Le but, c’est d’enrichir la vie humaine au moyen d’expériences que l’on peut faire quand on connaît la nature. Savoir est pouvoir : car nous avons la faculté de produire les choses quand nous en connaissons les causes. À l’aide des inventions et des arts mécaniques, les hommes se sont peu à peu tirés du sein de la barbarie et sont enfin parvenus à une vie civilisée. Ce moyen peut seul remédier à la misère et au malheur dont souffrent encore les hommes. Prendre une puissance plus grande sur la nature, toute la question est là ; mais cela ne se peut que si on lui obéit. — On aurait cependant tort d’attribuer à Bacon la croyance que la science doit être cultivée uniquement pour son utilité pratique. Au-dessus de l’avantage que peuvent procurer les connaissances, il place en effet la contemplation des choses (la contemplatio rerum au-dessus de l’inventio fructus). Nous nous réjouissons de la lumière, qui nous permet de travailler, de lire, de nous voir ; mais le spectacle même de la lumière est plus magnifique que son utilisation multiple.
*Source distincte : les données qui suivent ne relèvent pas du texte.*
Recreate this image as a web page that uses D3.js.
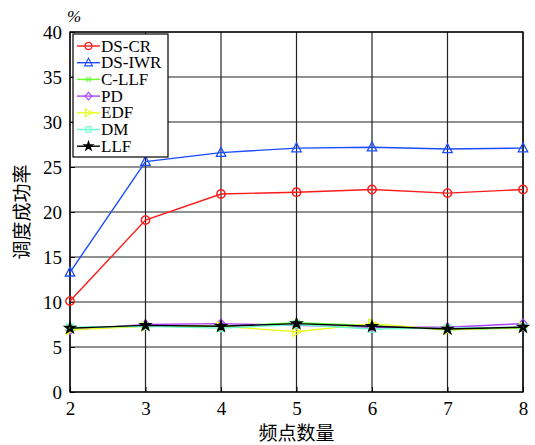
<!DOCTYPE html>
<html lang="zh">
<head>
<meta charset="utf-8">
<script src="https://d3js.org/d3.v7.min.js"></script>
<style>
  body { margin: 0; background: #fff; }
  text { font-family: "Liberation Serif", "DejaVu Serif", serif; }
  .cjk { font-family: "Noto Sans CJK SC", sans-serif; }
</style>
</head>
<body>
<script>
// data
var freqs = [2, 3, 4, 5, 6, 7, 8];
var yTicks = [0, 5, 10, 15, 20, 25, 30, 35, 40];
var seriesNames = ["DS-CR", "DS-IWR", "C-LLF", "PD", "EDF", "DM", "LLF"];
var dsCR  = [10.1, 19.1, 22.0, 22.2, 22.5, 22.1, 22.5];
var dsIWR = [13.3, 25.6, 26.6, 27.1, 27.2, 27.0, 27.1];
var cLLF  = [7.0, 7.4, 7.3, 7.7, 7.4, 6.9, 7.1];
var pd    = [6.9, 7.5, 7.6, 7.4, 7.2, 7.2, 7.6];
var edf   = [6.9, 7.3, 7.3, 6.7, 7.6, 6.9, 7.2];
var dm    = [7.2, 7.3, 7.1, 7.5, 7.0, 7.1, 7.2];
var llf   = [7.1, 7.4, 7.3, 7.6, 7.3, 7.0, 7.2];

var allValues = [dsCR, dsIWR, cLLF, pd, edf, dm, llf];
var colors = ["#ff1a1a", "#1a4dff", "#66ff33", "#aa44ff", "#e6ff1a", "#66ffcc", "#000000"];
var markers = ["circle", "triangle", "cross", "diamond", "right", "square", "star"];

var width = 535, height = 445;
var margin = {left: 70, right: 12, top: 32, bottom: 53};

var svg = d3.select("body").append("svg")
  .attr("width", width)
  .attr("height", height);

var x = d3.scaleLinear().domain([2, 8]).range([margin.left, width - margin.right]);
var y = d3.scaleLinear().domain([0, 40]).range([height - margin.bottom, margin.top]);

// grid
svg.append("g").selectAll("line").data(freqs).enter().append("line")
  .attr("x1", d => x(d)).attr("x2", d => x(d))
  .attr("y1", y(0)).attr("y2", y(40))
  .attr("stroke", "#222").attr("stroke-width", 1.2);
svg.append("g").selectAll("line").data(yTicks).enter().append("line")
  .attr("x1", x(2)).attr("x2", x(8))
  .attr("y1", d => y(d)).attr("y2", d => y(d))
  .attr("stroke", "#222").attr("stroke-width", 1.2);

// axes
var xAxis = svg.append("g")
  .attr("transform", "translate(0," + y(0) + ")")
  .call(d3.axisBottom(x).tickValues(freqs).tickFormat(d3.format("d")).tickSizeInner(-5).tickSizeOuter(0).tickPadding(10));
var yAxis = svg.append("g")
  .attr("transform", "translate(" + x(2) + ",0)")
  .call(d3.axisLeft(y).tickValues(yTicks).tickSizeInner(-5).tickSizeOuter(0).tickPadding(8));
[xAxis, yAxis].forEach(function(a) {
  a.select(".domain").remove();
  a.selectAll("text").style("font-family", "Liberation Serif, serif").style("font-size", "19px").attr("fill", "#000");
  a.selectAll("line").attr("stroke", "#000");
});

// frame
svg.append("rect")
  .attr("x", x(2)).attr("y", y(40))
  .attr("width", x(8) - x(2)).attr("height", y(0) - y(40))
  .attr("fill", "none").attr("stroke", "#000").attr("stroke-width", 1.3);

function drawMarker(g, type, color) {
  var s = 4.2;
  if (type == "circle") {
    g.append("circle").attr("r", s).attr("fill", "none").attr("stroke", color).attr("stroke-width", 1.4);
  } else if (type == "triangle") {
    g.append("path").attr("d", "M0," + (-s - 1) + "L" + (s + 0.5) + "," + (s - 0.5) + "L" + (-s - 0.5) + "," + (s - 0.5) + "Z")
      .attr("fill", "none").attr("stroke", color).attr("stroke-width", 1.3);
  } else if (type == "cross") {
    g.append("path").attr("d", "M-3,-3L3,3M-3,3L3,-3").attr("stroke", color).attr("stroke-width", 1.4);
  } else if (type == "diamond") {
    g.append("path").attr("d", "M0,-4.5L4,0L0,4.5L-4,0Z").attr("fill", "none").attr("stroke", color).attr("stroke-width", 1.3);
  } else if (type == "right") {
    g.append("path").attr("d", "M4.5,0L-3.5,-4.5L-3.5,4.5Z").attr("fill", "none").attr("stroke", color).attr("stroke-width", 1.3);
  } else if (type == "square") {
    g.append("rect").attr("x", -3.2).attr("y", -3.2).attr("width", 6.4).attr("height", 6.4)
      .attr("fill", "none").attr("stroke", color).attr("stroke-width", 1.3);
  } else if (type == "star") {
    g.append("path").attr("d", d3.symbol().type(d3.symbolStar).size(22)())
      .attr("fill", "none").attr("stroke", color).attr("stroke-width", 2);
  }
}

var line = d3.line().x((d, i) => x(freqs[i])).y(d => y(d));

allValues.forEach(function(vals, k) {
  var g = svg.append("g");
  g.append("path").datum(vals)
    .attr("d", line)
    .attr("fill", "none")
    .attr("stroke", colors[k])
    .attr("stroke-width", 1.4);
  vals.forEach(function(v, i) {
    var m = g.append("g").attr("transform", "translate(" + x(freqs[i]) + "," + y(v) + ")");
    drawMarker(m, markers[k], colors[k]);
  });
});

// legend
var lg = svg.append("g").attr("transform", "translate(" + (x(2) + 3) + "," + (y(40) + 2) + ")");
lg.append("rect").attr("width", 95).attr("height", 123)
  .attr("fill", "#fff").attr("stroke", "#000").attr("stroke-width", 1.2);
seriesNames.forEach(function(name, k) {
  var yy = 12 + k * 16.7;
  lg.append("line").attr("x1", 4).attr("x2", 27).attr("y1", yy).attr("y2", yy)
    .attr("stroke", colors[k]).attr("stroke-width", 1.4);
  drawMarker(lg.append("g").attr("transform", "translate(15.5," + yy + ") scale(0.85)"), markers[k], colors[k]);
  lg.append("text").attr("x", 28).attr("y", yy + 5.5)
    .style("font-size", "17px").attr("fill", "#000").text(name);
});

// labels
svg.append("text").attr("x", x(2) - 3).attr("y", 22)
  .style("font-size", "17px").style("font-style", "italic").text("%");
svg.append("text").attr("class", "cjk")
  .attr("x", (x(2) + x(8)) / 2).attr("y", 440)
  .attr("text-anchor", "middle").style("font-size", "19px").text("频点数量");
svg.append("text").attr("class", "cjk")
  .attr("transform", "translate(29," + ((y(0) + y(40)) / 2) + ") rotate(-90)")
  .attr("text-anchor", "middle").style("font-size", "19px").text("调度成功率");
</script>
</body>
</html>
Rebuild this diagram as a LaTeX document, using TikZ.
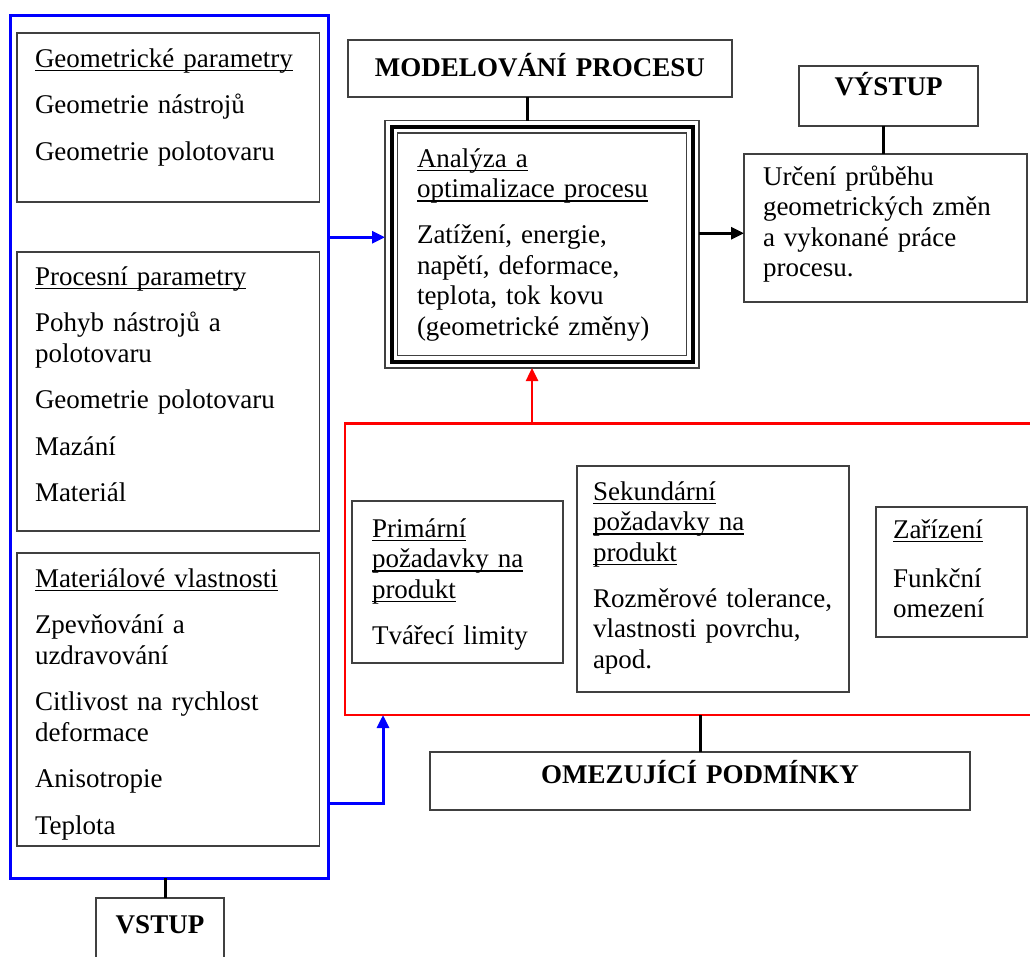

Mais on ne peut espérer atteindre le but grandiose que si l’on est sans préjugés. De même qu’au ciel, nous ne pouvons être admis dans l’empire humain fondé sur la science que si nous redevenons comme des enfants. Il faut se défaire des préjugés et des opinions préconçues. Il s’agit d’expliquer la nature et non d’empiéter sur la nature, il faut une interpretatio, et non une antecipatio. Aussi Bacon cherche-t-il à donner une théorie générale des anticipations injustifiées. C’est sa célèbre théorie des idoles de l’esprit (idola mentis) ; il faut détruire ces fantômes pour que l’esprit devienne une table rase (tabula abrasa), où les choses écriront leur vraie nature. Bacon distingue quatre classes dans ces illusions.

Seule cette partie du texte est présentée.